The responses in this thread have misunderstood both myself, my girlfriend and my situation so grossly I'm not sure I can even begin to respond to it all but here it goes; 1. My gf and I have a fantastic relationship and we are highly compatible, I'm not even considering cheating on her or breaking up with her because I value what we have. She has given every indication that she feels the same and we have great sex everyday. 2. I do not, and have not given off the impression that I think she's a slut or even that I think it was bad for her to have slept around a bit. I've always hated the double standard that guys can have a lot of sex and girls can't without being judged. She has given every indication that she understands this 3. The lying is an issue that I've since come to terms with and I accept that everyone lies and that this in particular is something a lot of girls lie about. In fact it seems by the way I've ultimately reacted that she was probably right not to tell me the truth. All I wanted to know is was actually bringing it up a bad idea? I wanted to hear from guys and girls who are in similar situations and how to eventually overcome this insecurity.
^ Now that it's out, and believe me I wish it wasn't. What do you think I should do to make it better and make her feel more secure? I will not cheat on her nor will I leave her you can be sure of that. Is it at all possible that maybe she just sees it for what it is? a bit of insecurity that I will eventually overcome or get over? Furthermore I'd like to assure you that I don't judge her for having a sexual history no matter what you think.
Me & my G/F grew up in a different time--- we both had many partners Nice that you both got honest-- but its about trust now-- let it go We have been together 19 yrs--- -we've been thru a lot together , good and bad, and enjoy each others company still We are only here for a short time- -no room for suspicion ,it can only lead to the bad* Think -before you do anything that you,ll regret jjack
i'm not a damn mindreader, i have no idea what your girlfriend thinks of one thing or another. first you post about dishonesty in relationship and when you get relevant reactions you complain about people not getting what you posted. all of what was posted was on topic. you feel insecure. the thing you need to figure out for yourself now is why you feel insecure. that's it. and again, i'm not a mindreader. you have to figure it out yourself.

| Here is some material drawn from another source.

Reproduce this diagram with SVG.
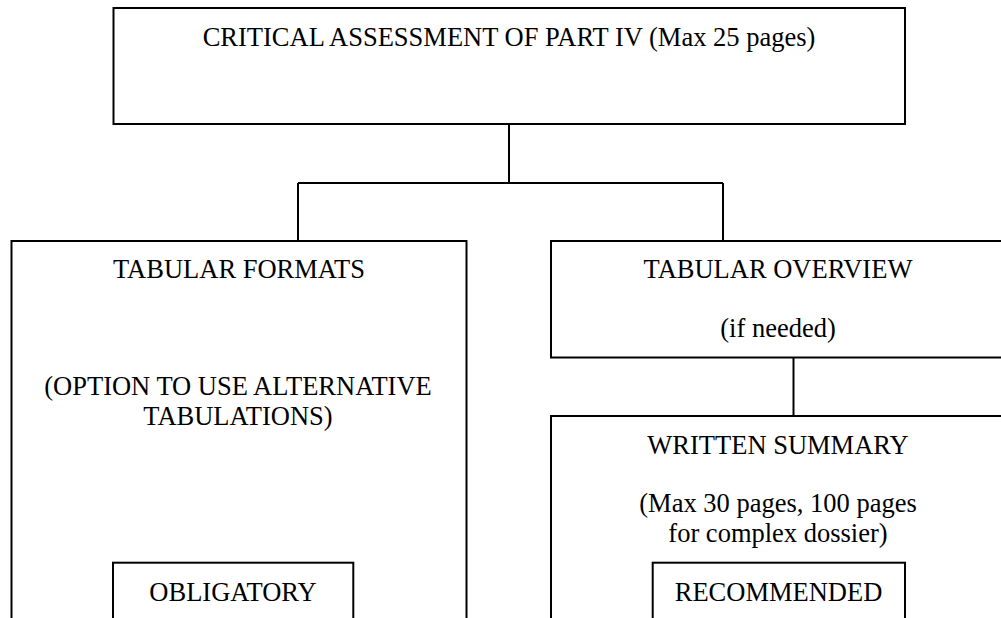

I'd take it well. Everyone is insecure on some level, and being in a happy relationship doesn't magically erase people's insecurities.
Well that certainly clarifies a lot! Kind of rushed right now but I’ll do my best! Okay firstly I’m going to link to you this article I saw: http://www.thefrisky.com/2011-10-05/why-does-it-matter-how-many-partners-shes-had/ It seemed to fit your current situation but whether you take anything from it or not doesn’t matter. It might put your own mind into perspective. Now. I don’t think that bringing it up with her was a bad idea at all. I can’t tell you how to overcome your insecurity (as only you yourself can do that, however you figure it out). All I can say is that if she’s heard you out when you’ve told her this, then ultimately she does understand and sees it for what it is…it’s not a pathetic thing, we’ve all been there. It’s just something you must come to terms with alone and not allow it to affect anything.
While i would have preferred to have 'won' the race to my girlfriends vagina, i find this so infuriating and I hope i'm not the only one reading between the lines.... If she's been with 10+ guys by 21 i would have to question how much effort she is willing to put into the relationship. You don't sound like you want the same deal the 10+ guys had where apparently all she did was spread her legs. And if that's all she's doing with you, i would panic.